De Ramón de Campoamor creemos saberlo todo, pero sigue estando lleno de sorpresas. Pocos “estudios biográficos” tan disparatados como el que le dedica a Cánovas, su jefe político, entonces en la cumbre de su gloria. “A pesar de ser poco calumniable, no he conocido sin embargo a un hombre de quien más nos guste murmurar a todos”, comienza. Y luego no hay página en que no nos deje una humorada.
            “Según decía un hombre competente, solo en tres estados se puede encontrar la felicidad terrena: siendo, desde los veinte a los treinta años, viuda, hermosa y rica; desde los treinta a los cuarenta, general con fortuna; y de los cuarenta para arriba, arzobispo”.
            “Los partidos políticos son como los salvajes, que hallan muy higiénico el comer carne cruda de misionero mártir”.
            “Los envidiosos, esos admiradores inversos, son el más firme pedestal de la gloria”.

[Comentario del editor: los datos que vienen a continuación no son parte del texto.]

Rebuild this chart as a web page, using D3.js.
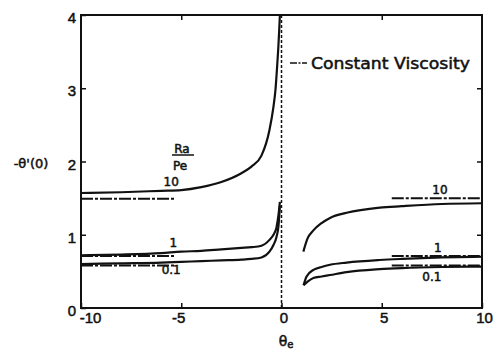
<!DOCTYPE html>
<html>
<head>
<meta charset="utf-8">
<script src="https://cdn.jsdelivr.net/npm/d3@7"></script>
<style>
  body { margin: 0; background: #fff; }
  svg { display: block; font-family: "DejaVu Sans", sans-serif; }
  .axis path { display: none; }
  .axis line { stroke: #111; stroke-width: 1.5px; }
  .axis text { font-size: 15px; fill: #111; stroke: #111; stroke-width: 0.5px; }
</style>
</head>
<body>
<svg width="494" height="353"></svg>
<script>
// variable viscosity, theta_e < 0
var left10Theta = [-10, -8, -6, -5, -4, -3, -2, -1.5, -1, -0.6, -0.4, -0.3, -0.22, -0.15, -0.11, -0.08];
var left10Value = [1.57, 1.58, 1.60, 1.61, 1.65, 1.72, 1.84, 1.93, 2.08, 2.43, 2.75, 2.98, 3.29, 3.6, 3.82, 4.0];
var left1Theta = [-10, -8, -6, -5, -4, -3, -2, -1.5, -1, -0.6, -0.4, -0.25, -0.15, -0.08];
var left1Value = [0.72, 0.73, 0.75, 0.77, 0.78, 0.80, 0.82, 0.83, 0.85, 0.93, 1.0, 1.10, 1.27, 1.45];
var left01Theta = [-10, -8, -6, -5, -4, -3, -2, -1.5, -1, -0.6, -0.4, -0.25, -0.15, -0.08];
var left01Value = [0.60, 0.61, 0.62, 0.63, 0.64, 0.65, 0.66, 0.67, 0.69, 0.77, 0.86, 0.97, 1.12, 1.40];

// variable viscosity, theta_e > 0
var right10Theta = [1.09, 1.3, 1.59, 2, 2.42, 3.25, 4.9, 6, 8, 10];
var right10Value = [0.77, 0.95, 1.06, 1.16, 1.23, 1.30, 1.37, 1.39, 1.42, 1.43];
var right1Theta = [1.1, 1.25, 1.59, 2, 2.42, 3.25, 4.9, 6, 8, 10];
var right1Value = [0.31, 0.43, 0.52, 0.56, 0.59, 0.62, 0.655, 0.67, 0.69, 0.70];
var right01Theta = [1.1, 1.3, 1.59, 2, 2.42, 3.25, 4.9, 6, 8, 10];
var right01Value = [0.31, 0.36, 0.41, 0.43, 0.45, 0.49, 0.53, 0.545, 0.56, 0.565];

// constant viscosity levels (Ra/Pe = 10, 1, 0.1)
var constLevels = ["10", "1", "0.1"];
var constLeft = [1.49, 0.71, 0.58];
var constRight = [1.50, 0.71, 0.58];
var constLeftRange = [-10, -5.3];
var constRightRange = [5.5, 10];

var xTicks = [-10, -5, 0, 5, 10];
var yTicks = [0, 1, 2, 3, 4];

var svg = d3.select("svg");
var x = d3.scaleLinear().domain([-10, 10]).range([81, 482]);
var y = d3.scaleLinear().domain([0, 4]).range([308, 15]);

// frame
svg.append("rect")
    .attr("x", x(-10)).attr("y", y(4))
    .attr("width", x(10) - x(-10)).attr("height", y(0) - y(4))
    .style("fill", "none").style("stroke", "#111").style("stroke-width", 2);

// axes with inward ticks
svg.append("g").attr("class", "axis")
    .attr("transform", "translate(" + x(-10) + ",0)")
    .call(d3.axisLeft(y).tickValues(yTicks).tickSize(-5).tickPadding(5).tickFormat(String))
    .selectAll("text").attr("dy", "0.5em");
svg.append("g").attr("class", "axis")
    .attr("transform", "translate(" + x(10) + ",0)")
    .call(d3.axisRight(y).tickValues([1, 2, 3]).tickSize(-5).tickFormat(""));
svg.append("g").attr("class", "axis")
    .attr("transform", "translate(0," + y(0) + ")")
    .call(d3.axisBottom(x).tickValues(xTicks).tickSize(-5).tickPadding(4).tickFormat(String))
    .selectAll("text").attr("dx", function(d) { return d === -10 ? 9 : (d === -5 ? -3 : 2); });
svg.append("g").attr("class", "axis")
    .attr("transform", "translate(0," + y(4) + ")")
    .call(d3.axisTop(x).tickValues([-5, 5]).tickSize(-5).tickFormat(""));

// dashed line at theta_e = 0
svg.append("line")
    .attr("x1", x(0)).attr("x2", x(0)).attr("y1", y(0)).attr("y2", y(4))
    .style("stroke", "#111").style("stroke-width", 1.5).style("stroke-dasharray", "3,2");

var line = d3.line()
    .x(function(d) { return x(d[0]); })
    .y(function(d) { return y(d[1]); })
    .curve(d3.curveMonotoneX);

var solid = [
  [left10Theta, left10Value], [left1Theta, left1Value], [left01Theta, left01Value],
  [right10Theta, right10Value], [right1Theta, right1Value], [right01Theta, right01Value]
];
solid.forEach(function(s) {
  svg.append("path")
      .datum(d3.zip(s[0], s[1]))
      .attr("d", line)
      .style("fill", "none").style("stroke", "#111").style("stroke-width", 2.2);
});

// constant viscosity (dash-dot)
constLevels.forEach(function(lv, i) {
  [[constLeftRange, constLeft[i]], [constRightRange, constRight[i]]].forEach(function(c) {
    svg.append("path")
        .datum(c[0].map(function(t) { return [t, c[1]]; }))
        .attr("d", d3.line().x(function(d) { return x(d[0]); }).y(function(d) { return y(d[1]); }))
        .style("fill", "none").style("stroke", "#111").style("stroke-width", 2)
        .style("stroke-dasharray", "12,2,3,2");
  });
});

// legend
svg.append("line")
    .attr("x1", 290).attr("x2", 307).attr("y1", 63).attr("y2", 63)
    .style("stroke", "#111").style("stroke-width", 1.5).style("stroke-dasharray", "7,1.5,2,1.5");
svg.append("text")
    .attr("x", 311).attr("y", 69)
    .attr("textLength", 159).attr("lengthAdjust", "spacingAndGlyphs")
    .style("font-size", "15.5px").style("fill", "#111").style("stroke", "#111").style("stroke-width", 0.5)
    .text("Constant Viscosity");

// curve labels
var labelStyle = function(t) {
  t.style("font-size", "12px").style("fill", "#111").style("stroke", "#111").style("stroke-width", 0.5)
   .attr("text-anchor", "middle");
};
var curveLabels = [
  ["10", -5.5, 1.66], ["1", -5.4, 0.83], ["0.1", -5.5, 0.46],
  ["10", 7.9, 1.55], ["1", 7.8, 0.76], ["0.1", 7.5, 0.37]
];
curveLabels.forEach(function(c) {
  svg.append("text").attr("x", x(c[1])).attr("y", y(c[2])).text(c[0]).call(labelStyle);
});

// Ra/Pe
svg.append("text").attr("x", 182).attr("y", 153).text("Ra").call(labelStyle);
svg.append("line").attr("x1", 172).attr("x2", 194).attr("y1", 155).attr("y2", 155)
    .style("stroke", "#111").style("stroke-width", 1.5);
svg.append("text").attr("x", 180).attr("y", 170).text("Pe").call(labelStyle);

// axis titles
svg.append("text").attr("x", 31).attr("y", 168).text("-θ'(0)")
    .style("font-size", "13px").style("fill", "#111").style("stroke", "#111").style("stroke-width", 0.5)
    .attr("text-anchor", "middle");
var xt = svg.append("text").attr("x", 286).attr("y", 346)
    .style("font-size", "14px").style("fill", "#111").style("stroke", "#111").style("stroke-width", 0.5)
    .attr("text-anchor", "middle");
xt.append("tspan").text("θ");
xt.append("tspan").attr("dy", 2).style("font-size", "10px").text("e");
</script>
</body>
</html>
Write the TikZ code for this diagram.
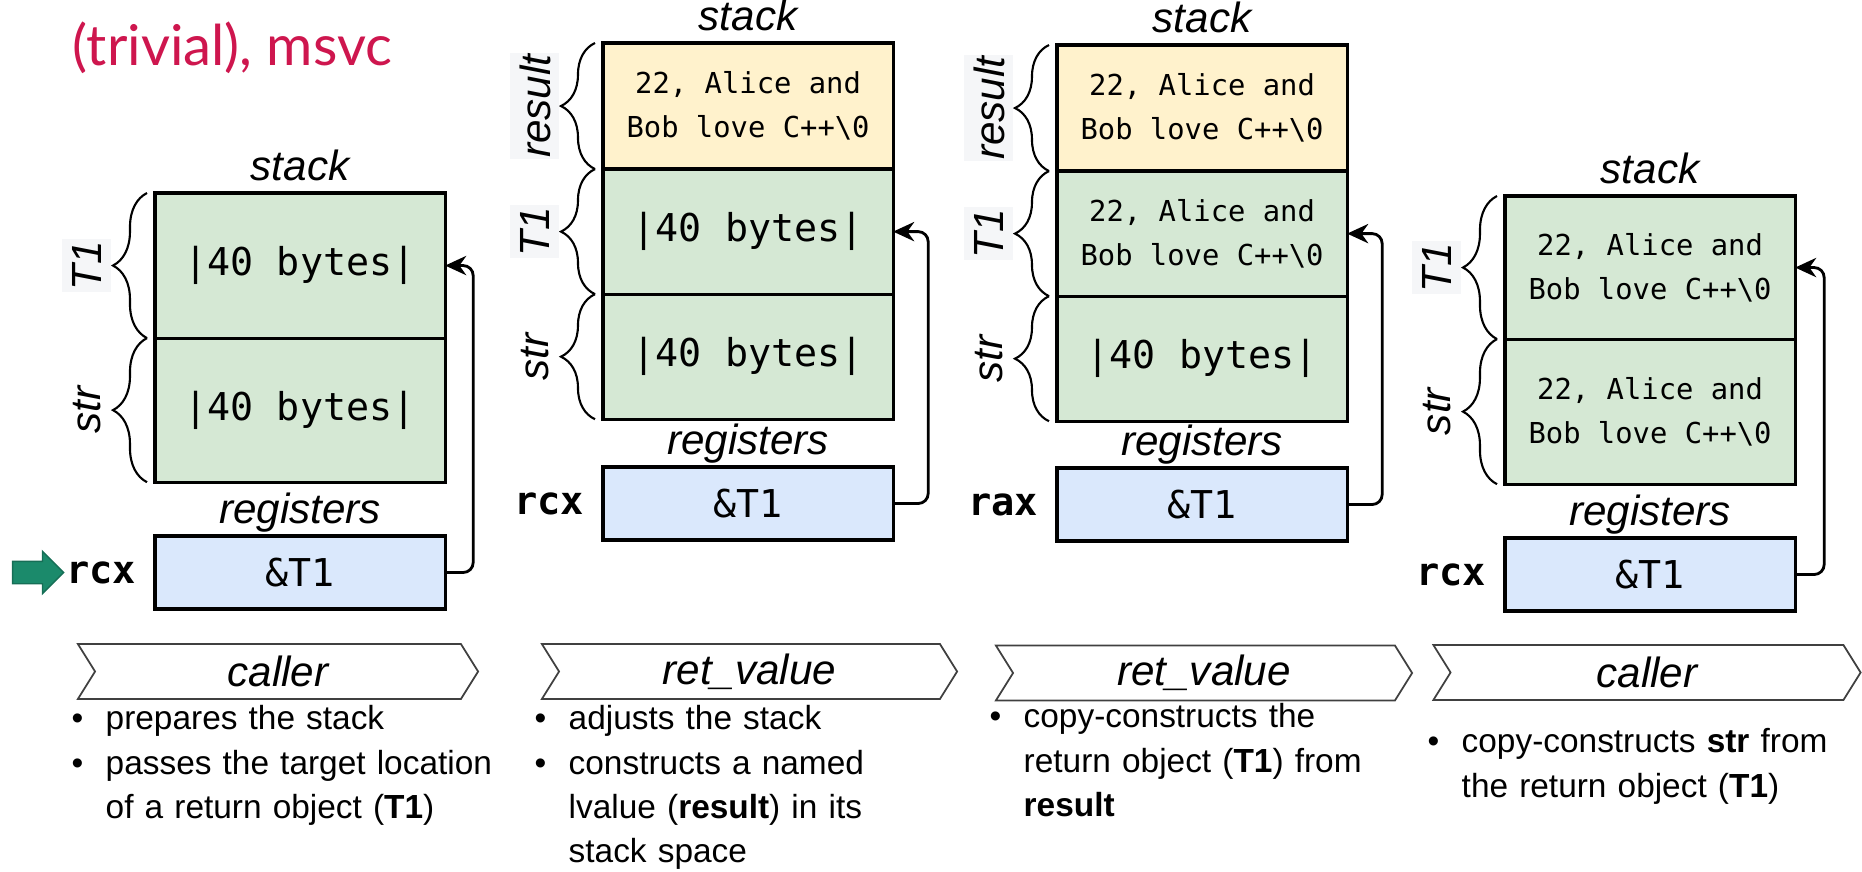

            “El chiste corrosivo y la reticencia son en él golpes secretos que el contrario no puede ni prever ni parar. Parece que le ayuda un genio invisible que le aparta la espada del contrario para que él pueda herir con acierto y sin peligro. En su manera de discutir, empieza por crear con sus ideas generales una especie de círculo del infierno, y después que ha rodeado de llamas a sus contrarios, a un fuego más o menos lento, unas veces los fríe y otras los cuece, aunque, como el maestro Dante, es más aficionado a freír que a cocer”.
            Aristóteles, “ese genio pedestre que ha condenado al entendimiento humano a una cojera incurable al arrojar violentamente desde el cielo a la tierra al Ícaro del platonismo”.
            “Si es un encanto oírle hablar de lo que sabe, es más encantador todavía oírle discurrir sobre lo que no entiende”.
            “Sin malevolencia alguna, y solo por sobra de ingenio, muestra a los que le escuchan los lunares más inesperados de sus amigas y las pecas de sus amigos”.
            “A la hora de repartir cargos, al tonto honrado prefiere el pillo listo”.
            “Cuando más espiritualista es una construcción, más tiene que estar bien asentada en el fango de la realidad”.
            Faltaba poco tiempo para que a ese hombre poderoso, que con tanta paciencia se dejaba embromar por Campoamor, el anarquista Angiolillo le disparara una bala certera en el balneario de Santa Águeda. El desengañado epitafio ya se había enunciado al final de este eutrapélico homenaje: “Yo fui todo, y todo es nada”.


Jueves, 30 de noviembre
AUGUSTO Y YO

A propósito del emperador Augusto, leo en una reciente biografía de Cleopatra: “Carecía de las debilidades que hacen atractivo a un ser humano”.
            Sospecho que en eso nos parecemos.